What you call "responsibilities" I call "the different cases when inspecting next element". My first solution didn't yield a lazy solution like I wanted, however; I should try again and see if the same subdivision that you envision emerges from that approach or not.
The length and depth of your answer, however, begs a question: what really is a test? is the goal of TDD to prove a piece of code "correct", or just that "it works"?
You do prove that your approach is "correct" (for finite length arrays); but is this a "unit test"? Would you call this TDD?
Thanks Jon for taking the time for thinking of such a detailed solution, but the core of my question is TDD.
I wonder if this problem can be solved in a series of micro red-green-refactor cycles (30 seconds)
I don't want a solution I want you to try it and heard about your thoughts.
I'm questioning the usage of TDD not the problem.

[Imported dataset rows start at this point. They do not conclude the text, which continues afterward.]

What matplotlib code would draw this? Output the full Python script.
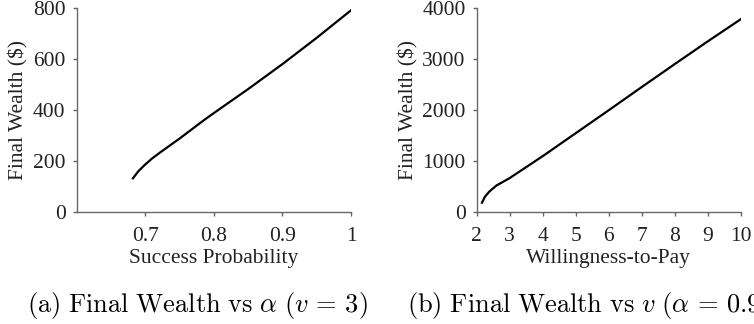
import matplotlib
matplotlib.use('Agg')
import matplotlib.pyplot as plt

plt.rcParams['font.family'] = 'serif'
plt.rcParams['font.serif'] = ['Liberation Serif', 'DejaVu Serif']
plt.rcParams['mathtext.fontset'] = 'cm'

# (a) final wealth vs success probability
alpha = [0.682, 0.690, 0.699, 0.710, 0.723, 0.750, 0.786, 0.800, 0.850, 0.900, 0.950, 1.000]
wealth_a = [132, 160, 184, 210, 236, 288, 361, 388, 482, 580, 683, 791]

# (b) final wealth vs willingness-to-pay
wtp = [2.16, 2.25, 2.38, 2.60, 3.0, 4.0, 5.0, 6.0, 7.0, 8.0, 9.0, 10.0]
wealth_b = [182, 300, 398, 520, 665, 1095, 1545, 1995, 2450, 2900, 3345, 3780]

spine_col = '#666666'
txt_col = '#222222'
fs = 15.5

fig = plt.figure(figsize=(7.54, 3.24), dpi=100)
ax1 = fig.add_axes([0.1017, 0.3457, 0.3638, 0.6296])
ax2 = fig.add_axes([0.6322, 0.3457, 0.3502, 0.6296])

def style(ax):
    for s in ['top', 'right']:
        ax.spines[s].set_visible(False)
    for s in ['left', 'bottom']:
        ax.spines[s].set_color(spine_col)
        ax.spines[s].set_linewidth(1.0)
    ax.tick_params(direction='out', length=3, width=1, color=spine_col,
                   labelsize=fs, labelcolor=txt_col)
    ax.tick_params(axis='x', pad=8)
    ax.tick_params(axis='y', pad=5)

ax1.plot(alpha, wealth_a, color='black', lw=1.6)
ax1.set_xlim(0.6, 1.0)
ax1.set_ylim(0, 800)
ax1.set_xticks([0.7, 0.8, 0.9, 1.0])
ax1.set_xticklabels(['0.7', '0.8', '0.9', '1'])
ax1.set_yticks([0, 200, 400, 600, 800])
ax1.set_xlabel('Success Probability', fontsize=fs, color=txt_col, labelpad=2)
ax1.set_ylabel('Final Wealth ($)', fontsize=fs, color=txt_col, labelpad=3)
style(ax1)

ax2.plot(wtp, wealth_b, color='black', lw=1.6)
ax2.set_xlim(2, 10)
ax2.set_ylim(0, 4000)
ax2.set_xticks(range(2, 11))
ax2.set_yticks([0, 1000, 2000, 3000, 4000])
ax2.set_xlabel('Willingness-to-Pay', fontsize=fs, color=txt_col, labelpad=2)
ax2.set_ylabel('Final Wealth ($)', fontsize=fs, color=txt_col, labelpad=3)
style(ax2)

fig.text(0.036, 0.037, r'$\mathrm{(a)\ Final\ Wealth\ vs}\ \alpha\ (v\,=\,3)$', fontsize=19)
fig.text(0.540, 0.037, r'$\mathrm{(b)\ Final\ Wealth\ vs}\ v\ (\alpha\,=\,0.9)$', fontsize=19)

fig.savefig('out.png', dpi=100)
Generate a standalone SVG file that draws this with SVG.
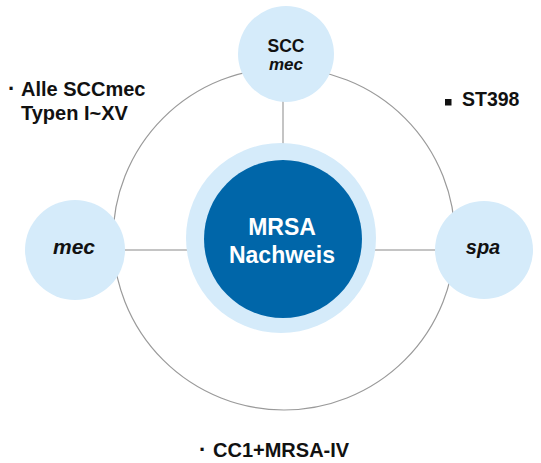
<svg xmlns="http://www.w3.org/2000/svg" width="541" height="463" viewBox="0 0 541 463">
<style>
.lbl{font-family:"Liberation Sans",Arial,Helvetica,sans-serif;font-weight:bold;fill:#111}
.it{font-style:italic}
.node{fill:#d5ebfa}
.conn{stroke:#c4c4c4;stroke-width:2;fill:none}
.ring{stroke:#9a9a9a;stroke-width:1.2;fill:none}
</style>
<rect width="541" height="463" fill="#ffffff"/>
<g id="ring"><circle class="ring" cx="284" cy="239" r="171"/></g>
<g id="connectors">
<line class="conn" x1="283" y1="100" x2="283" y2="146"/>
<line class="conn" x1="124" y1="250" x2="190" y2="250"/>
<line class="conn" x1="374" y1="250" x2="436" y2="250"/>
</g>
<g id="center">
<circle class="node" cx="281" cy="238" r="95"/>
<circle cx="283" cy="239" r="79" fill="#0066a9"/>
<text class="lbl" x="282" y="235" text-anchor="middle" font-size="23" style="fill:#fff">MRSA</text>
<text class="lbl" x="282" y="263" text-anchor="middle" font-size="23" style="fill:#fff">Nachweis</text>
</g>
<g id="sccmec">
<circle class="node" cx="286" cy="54" r="48"/>
<text class="lbl" x="286" y="52" text-anchor="middle" font-size="17.5">SCC</text>
<text class="lbl it" x="286" y="70" text-anchor="middle" font-size="17">mec</text>
</g>
<g id="mec">
<circle class="node" cx="75" cy="250" r="50"/>
<text class="lbl it" x="74" y="254" text-anchor="middle" font-size="21">mec</text>
</g>
<g id="spa">
<circle class="node" cx="484" cy="250" r="49"/>
<text class="lbl it" x="483" y="254" text-anchor="middle" font-size="20">spa</text>
</g>
<g id="note-alle">
<text class="lbl" x="8" y="96" font-size="22">·</text>
<text class="lbl" x="21" y="96" font-size="20">Alle SCCmec</text>
<text class="lbl" x="21" y="120" font-size="20">Typen I~XV</text>
</g>
<g id="note-st398">
<rect x="445" y="99" width="6.5" height="6.5" fill="#111"/>
<text class="lbl" x="462" y="106" font-size="19.5">ST398</text>
</g>
<g id="note-cc1">
<text class="lbl" x="199" y="457" font-size="22">·</text>
<text class="lbl" x="213" y="457" font-size="20">CC1+MRSA-IV</text>
</g>
</svg>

Well forgive me for being a rather wordy fellow but the tail end of my solution does outline the very specific red/green tests you could write to TDD the problem... I just give a lot of foundational theory basis for why I chose those tests ;)
You can TDD anything given the right mindset :D
@michelemauro I didn't read streams or infinite lists as being part of the parameters of the problem but the same solution could be slightly adjusted (really just in
ResponsibilityBto handle infinite sequences and/or streams pretty readily.Anyway, all around good conversation guys - cheers 👍🏻
Ok, as soon as I have some free time I'll try to follow your tests and tell you back what was my experience.
thank you!
Reading again all of your answer so you are describing an algorithm which possibly solves the problem and you identify two sub problem that can be tested individually,
This is a valid technique for solving a problem but is totally the opposite of tdd
Because in tdd you don’t know the solution in advance, as you resolve every micro test with the minimum amount of code to satisfy the test you discover the algorithm.
So you don’t know the algorithm in advance.